Reconciliation as a continuous service, not a phase. Instead of running a one-time row-count comparison after migration, we built reconciliation as a long-running process that operated during, after, and beyond the cutover. Financial totals, policy counts, claim reserves, and premium accruals were reconciled at multiple granularities — entity, branch, product line, accounting period — and the deltas were exposed as data, not buried in reports.
Semantic transformation, explicitly versioned. Every rule that transformed an AS400 value into an Oracle value was code, versioned, and reviewable. Not a stored procedure that someone tweaked under pressure at 2 AM. If a rounding convention changed between iteration 4 and iteration 5, we could replay the migration and see exactly which records were affected.
Idempotent reruns. The migration had to be re-executable without corrupting state. This sounds obvious until you've watched a team panic-patch a production migration at midnight and realize the second run will double-insert claims.
What Actually Goes Wrong (And Why End-Validation Catches None of It)
A few examples from the trenches:
- Premium accruals at month boundaries. AS400 calculated accruals using a day-count convention that drifted by one day in leap years for certain product types. The Oracle target used a corrected convention. Row counts matched. Total premium matched within rounding. But individual policy accruals were off by 1/365 in a subset — small enough to pass aggregate reconciliation, large enough to mismatch with the general ledger over a quarter.
- Soft-deleted policies resurrected by referential repair. A naive migration would re-link claims to canceled policies because the FK existed. We caught this because the architecture forced us to preserve the lifecycle state of every record, not just its current value.
- Currency precision loss in commission calculations. Packed decimal to NUMBER conversions look harmless until commissions chain through three calculation steps and the cumulative error breaches the threshold the actuarial team uses to sign off on portfolios.
None of these would have been caught by a row count. All of them would have been caught by a regulator.
The Real Definition of Zero Data Loss
Zero data loss in a regulated financial migration means three things, and only three things:
- Every source record is accounted for — preserved, transformed, or explicitly and traceably excluded with a documented reason.
- Every transformation is reproducible — given the source, the rules, and the version, you can produce the same target. Forever.
- Every business invariant is preserved — the general ledger ties. The reserves tie. The premium register ties. Not approximately. Exactly, to the kuruş.
If you cannot demonstrate all three on demand, years after cutover, you did not achieve zero data loss. You achieved zero data loss that you noticed.
The Lesson Worth Taking
The teams that fail at large-scale migration are not the ones with weak ETL. They are the ones who treated fidelity as a verification step instead of a design constraint.

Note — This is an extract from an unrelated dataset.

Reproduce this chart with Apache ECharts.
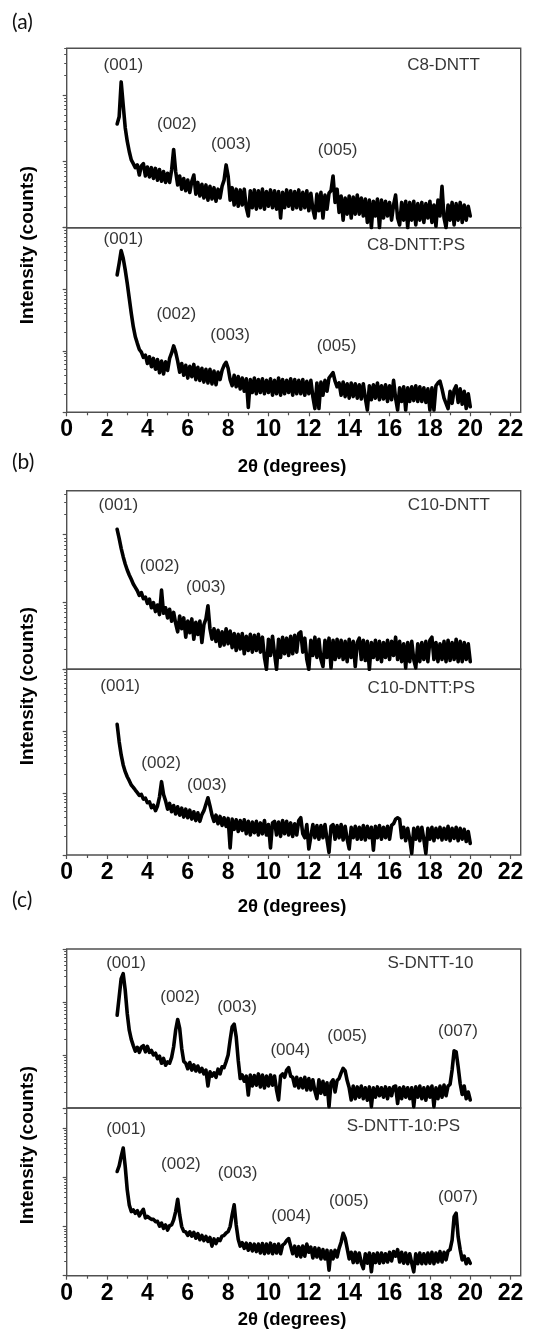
<!DOCTYPE html>
<html><head><meta charset="utf-8">
<script src="https://cdn.jsdelivr.net/npm/echarts@6/dist/echarts.min.js"></script>
<style>html,body{margin:0;padding:0;background:#fff}#c{width:547px;height:1329px}</style>
</head><body><div id="c"></div>
<script>
// sampling grid of the scans (2θ in degrees)
const thetaStart = 2.5, thetaStep = 0.1;

// Intensities (counts), 2θ = 2.5 ... 20.0 in steps of 0.1
const c8dntt = [
363,466,1560,700,320,200,140,105,92,80,
88,62,85,92,60,82,58,80,55,78,
52,75,50,70,48,66,48,74,150,70,
44,60,38,55,36,52,34,50,62,32,
48,30,45,28,44,26,42,27,40,25,
38,28,42,52,88,60,26,40,22,38,
21,37,22,38,20,15,36,20,37,19,
36,20,38,19,35,21,37,20,36,19,
35,14,34,20,37,21,36,19,35,20,
37,19,34,20,36,18,33,19,14,32,
18,34,14,31,19,33,36,60,24,38,
17,30,13,28,16,30,14,29,16,31,
16,28,15,27,12,26,10,25,15,27,
10,26,14,25,15,24,13,22,31,14,
11,24,13,25,10,24,13,25,11,23,
13,24,12,23,14,25,12,22,10.5,26,
15,42,14,10,22,13,24,11,23,13,
24,12,22,13,21,15];
const c8dnttPS = [
1710,2650,4246,3190,2060,1253,714,407,246,169,
132,105,95,78,85,62,80,55,75,50,
72,44,68,42,66,48,75,92,120,95,
68,45,62,40,58,36,56,38,60,34,
54,33,52,31,50,30,50,29,47,28,
45,34,48,58,65,52,34,27,40,26,
38,24,36,22,35,12,34,21,36,20,
34,21,35,20,33,21,35,19,33,20,
36,19,34,20,33,21,35,19,34,20,
33,20,34,19,32,20,33,18,11.5,30,
11.5,31,19,33,22,36,40,44,32,26,
30,19,31,18,29,17,30,18,29,17,
28,16.5,29,17,10.9,27,16,28,17,30,
16,27,16.5,28,15,27,16,33,17,10.9,
25,15,26,10.9,25,15,26,15.5,27,15,
26,15,25,14.5,24,10.9,25,10.9,27,30,
32,24,17,14,11.5,22,14,23,27,14.5,
24,13.5,22,11.5,20,12.3];
const c10dntt = [
1200,883,627,471,367,299,252,217,185,165,
147,125,138,112,118,95,110,82,98,72,
90,65,150,68,82,58,78,52,70,48,
36,62,40,58,30,52,35,56,28,50,
33,52,25,46,56,88,40,28,40,26,
38,22,36,23,40,24,37,21,34,19,
33,20,34,17,31,19,33,18,32,19,
33,18,30,15,10,28,16,31,17,10,
28,15,30,17,29,16,31,17,32,18,
34,36,18,29,14,10,27,16,30,15,
28,14,11,27,15,29,10.5,27,14,28,
15,27,14,26,13,28,15,26,11,25,
29,14,27,13.5,26,10,25,15,27,14,
26,13,25,15,27,14,26,16,30,14,
26,13,24,10.5,25,13,26,14,10.5,24,
13,25,14,26,13,27,30,14,25,13,
24,14,26,13,27,13.5,25,14,28,13,
26,13,25,14,24,13];
const c10dnttPS = [
1291,678,413,285,222,184,159,135,124,112,
102,92,95,80,83,70,72,58,64,52,
62,87,153,95,75,55,68,50,63,46,
60,44,57,41,55,40,53,38,50,36,
48,35,45,52,66,84,62,44,35,44,
32,42,30,40,29,39,13,38,26,37,
24,36,25,37,22,35,21,34,23,35,
21,33,22,36,21,31,13,33,35,21,
34,20,36,22,35,21,33,20,32,21,
36,40,22,19,31,12.5,20,31,19,30,
18,30,19,31,18,11,29,31,18,30,
19,31,17.5,29,18,12.5,28,19,29,18,
28,18,30,17.5,29,19,28,12,29,19,
30,18,28,19,29,18,30,32,38,40,
38,19,28,17,27,18,10.6,27,18,28,
17,28,18,10.6,27,18,28,17,27,19,
28,17.5,27,18,29,17,27,18.5,28,17,
27,18,26,16.5,24,15.4];
const sdntt10 = [
564,1250,2769,3433,1667,606,294,197,150,118,
140,112,140,150,115,145,112,122,100,108,
85,95,70,86,64,74,70,90,143,294,
468,316,133,76,70,55,72,52,65,50,
62,48,56,44,52,26,48,40,46,38,
54,44,60,58,75,100,191,340,382,220,
80,36,42,32,40,17.6,42,26,41,27,
44,25,42,24,40,26,42,27,40,22,
14.2,40,44,38,52,58,40,38,26,38,
24,36,24,38,22,36,22,34,21,15,
34,19,32,18,30,10.6,30,34,20,33,
36,46,56,50,33,24,14.2,26,15,25,
16,26,15,24,14,25,10.6,24,16,25,
17,24,16,25,15,24,17,25,26,12.2,
24,15,25,16,24,15,24,10.6,25,16,
26,15,24,14,25,16,26,10.6,24,15,
26,16,27,17,26,28,52,120,115,60,
29,18,26,15,20,14.2];
const sdntt10PS = [
1325,1730,2685,3975,1675,560,277,202,219,187,
210,165,195,225,150,162,150,140,140,126,
128,102,118,92,108,85,104,108,137,202,
361,173,100,80,78,66,78,64,76,58,
72,54,66,52,63,50,60,40,56,45,
56,52,64,66,74,79,100,173,277,108,
55,40,47,36,46,33,45,32,44,31,
44,29,45,28,44,29,46,28,43,29,
44,28,42,45,52,57,40,28,40,25,
39,24,40,25,44,30,38,23,37,24,
36,22,34,22,33,13,32,22,33,24,
36,48,73,58,36,22,30,18.5,30,18.5,
29,18,14,28,18,29,12,28,18.5,29,
18,29,18.5,28,19,30,20,31,25,34,
19,30,18,29,17.5,28,18,12,28,17.5,
29,17.5,28,17.5,29,18,30,17.5,29,19,
31,19,30,21,32,34,53,160,187,62,
34,21,25,17.5,22,17.9];

// Peak annotations: [label, 2θ, intensity]
const c8dnttPeaks = [['(001)',2.81,2790],['(002)',5.46,362],['(003)',8.14,181],['(005)',13.43,144]];
const c8dnttPSPeaks = [['(001)',2.81,6500],['(002)',5.43,397],['(003)',8.1,181],['(005)',13.37,120]];
const c10dnttPeaks = [['(001)',2.56,2750],['(002)',4.6,335],['(003)',6.9,165]];
const c10dnttPSPeaks = [['(001)',2.65,5400],['(002)',4.68,303],['(003)',6.95,135]];
const sdntt10Peaks = [['(001)',2.94,5300],['(002)',5.62,1213],['(003)',8.44,809],['(004)',11.08,120],['(005)',13.9,227],['(007)',19.39,286]];
const sdntt10PSPeaks = [['(001)',2.94,9400],['(002)',5.66,1815],['(003)',8.47,1189],['(004)',11.12,160],['(005)',13.98,324],['(007)',19.39,397]];

// Sample names: [name, right-edge 2θ, intensity]
const sampleNames = [['C8-DNTT',20.5,2790],['C8-DNTT:PS',19.77,5200],['C10-DNTT',21.0,2750],['C10-DNTT:PS',20.27,5000],['S-DNTT-10',20.18,5300],['S-DNTT-10:PS',19.52,11000]];

// Axis ranges and ticks
const xMin = 0, xMax = 22.5;
const xTickValues = [0,2,4,6,8,10,12,14,16,18,20,22];
const xMinorTickValues = [1,3,5,7,9,11,13,15,17,19,21];
const yMin = 10;
const yMaxes = [5000, 10000, 4500, 10000, 10000, 26000];
const yMajorTicks = [10,100,1000,10000];
const yMinorTicks = [20,30,40,50,60,70,80,90,200,300,400,500,600,700,800,900,2000,3000,4000,5000,6000,7000,8000,9000,20000];
const panelLabels = ['(a)','(b)','(c)'];
const xTitle = '2θ (degrees)';
const yTitle = 'Intensity (counts)';

const seriesData = [c8dntt, c8dnttPS, c10dntt, c10dnttPS, sdntt10, sdntt10PS];
const peaksData = [c8dnttPeaks, c8dnttPSPeaks, c10dnttPeaks, c10dnttPSPeaks, sdntt10Peaks, sdntt10PSPeaks];

// layout
const gridTops = [48.3, 227.7, 490.7, 669.3, 949, 1108];
const gridHeights = [179.4, 184.6, 178.6, 185.7, 159, 167.7];
const FONT = '"Liberation Sans", Arial, sans-serif';
const FRAME = '#505050';

const lg = v => Math.log10(v);
const grids = [], xAxes = [], yAxes = [], series = [];
for (let i = 0; i < 6; i++) {
  const lower = i % 2 === 1;
  grids.push({left: 66.7, right: 26.3, top: gridTops[i], height: gridHeights[i], show: true,
    borderColor: FRAME, borderWidth: 1.4, backgroundColor: 'transparent', containLabel: false});
  const yMaxL = lg(yMaxes[i]);
  const xMajorIdx = xAxes.length;
  xAxes.push({type: 'value', gridIndex: i, min: xMin, max: xMax, position: 'bottom',
    axisLine: {show: false}, splitLine: {show: false},
    axisTick: {show: lower, inside: false, length: 4, customValues: xTickValues, lineStyle: {color: FRAME, width: 1.2}},
    axisLabel: {show: lower, customValues: xTickValues, margin: 6, fontFamily: FONT, fontWeight: 'bold', fontSize: 23, color: '#000'}});
  if (lower) {
    xAxes.push({type: 'value', gridIndex: i, min: xMin, max: xMax, position: 'bottom',
      axisLine: {show: false}, splitLine: {show: false},
      axisTick: {show: true, inside: false, length: 3, customValues: xMinorTickValues, lineStyle: {color: FRAME, width: 1.2}},
      axisLabel: {show: false}});
  }
  const majY = yMajorTicks.filter(v => v >= yMin && v <= yMaxes[i]).map(lg);
  const minY = yMinorTicks.filter(v => v >= yMin && v <= yMaxes[i]).map(lg);
  const yMajorIdx = yAxes.length;
  yAxes.push({type: 'value', gridIndex: i, min: lg(yMin), max: yMaxL, position: 'left',
    axisLine: {show: false}, splitLine: {show: false}, axisLabel: {show: false},
    axisTick: {show: true, inside: false, length: 4, customValues: majY, lineStyle: {color: FRAME, width: 1.2}}});
  yAxes.push({type: 'value', gridIndex: i, min: lg(yMin), max: yMaxL, position: 'left',
    axisLine: {show: false}, splitLine: {show: false}, axisLabel: {show: false},
    axisTick: {show: true, inside: false, length: 2.5, customValues: minY, lineStyle: {color: FRAME, width: 1}}});

  series.push({type: 'line', xAxisIndex: xMajorIdx, yAxisIndex: yMajorIdx, showSymbol: false, symbol: 'none',
    lineStyle: {color: '#000', width: 3.6, join: 'round', cap: 'round'}, animation: false, silent: true,
    data: seriesData[i].map((v, k) => [+(thetaStart + k * thetaStep).toFixed(2), lg(v)])});
  series.push({type: 'scatter', xAxisIndex: xMajorIdx, yAxisIndex: yMajorIdx, symbolSize: 1,
    itemStyle: {color: 'rgba(0,0,0,0)'}, animation: false, silent: true,
    label: {show: true, position: 'inside', formatter: '{b}', fontFamily: FONT, fontSize: 17, color: '#000'},
    data: peaksData[i].map(p => ({name: p[0], value: [p[1], lg(p[2])]}))});
  const sn = sampleNames[i];
  series.push({type: 'scatter', xAxisIndex: xMajorIdx, yAxisIndex: yMajorIdx, symbolSize: 1,
    itemStyle: {color: 'rgba(0,0,0,0)'}, animation: false, silent: true,
    label: {show: true, position: 'left', distance: 0, formatter: '{b}', fontFamily: FONT, fontSize: 17, color: '#000'},
    data: [{name: sn[0], value: [sn[1], lg(sn[2])]}]});
}

const panelLabelY = [24, 464, 902];
const xTitleY = [466.7, 906.7, 1320];
const yTitleY = [245, 686, 1145];
const graphic = [];
for (let p = 0; p < 3; p++) {
  graphic.push({type: 'text', left: 12, top: panelLabelY[p] - 12,
    style: {text: panelLabels[p], font: '21px Lato, "Open Sans", sans-serif', fill: '#111'}});
  graphic.push({type: 'text', x: 292, y: xTitleY[p],
    style: {text: xTitle, font: 'bold 18.5px ' + FONT, fill: '#000', textAlign: 'center', textVerticalAlign: 'middle'}});
  graphic.push({type: 'text', x: 28, y: yTitleY[p], rotation: Math.PI / 2,
    style: {text: yTitle, font: 'bold 19px ' + FONT, fill: '#000', textAlign: 'center', textVerticalAlign: 'middle'}});
}

const chart = echarts.init(document.getElementById('c'), null, {renderer: 'canvas'});
chart.setOption({animation: false, grid: grids, xAxis: xAxes, yAxis: yAxes, series: series, graphic: graphic});
</script></body></html>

By the time validation runs, the architectural decisions that determine whether you can prove zero data loss have already been made — months earlier, often by people who didn't know they were making them.
FENIKS worked because we accepted, on day one, that the migration was not a project to move data. It was a commitment to preserve meaning across a system boundary that nobody had crossed before in this organization. Everything else — the tooling, the schedules, the cutover plans — followed from that commitment.
Migrate from that posture, and zero data loss stops being a claim you defend. It becomes a property you can prove.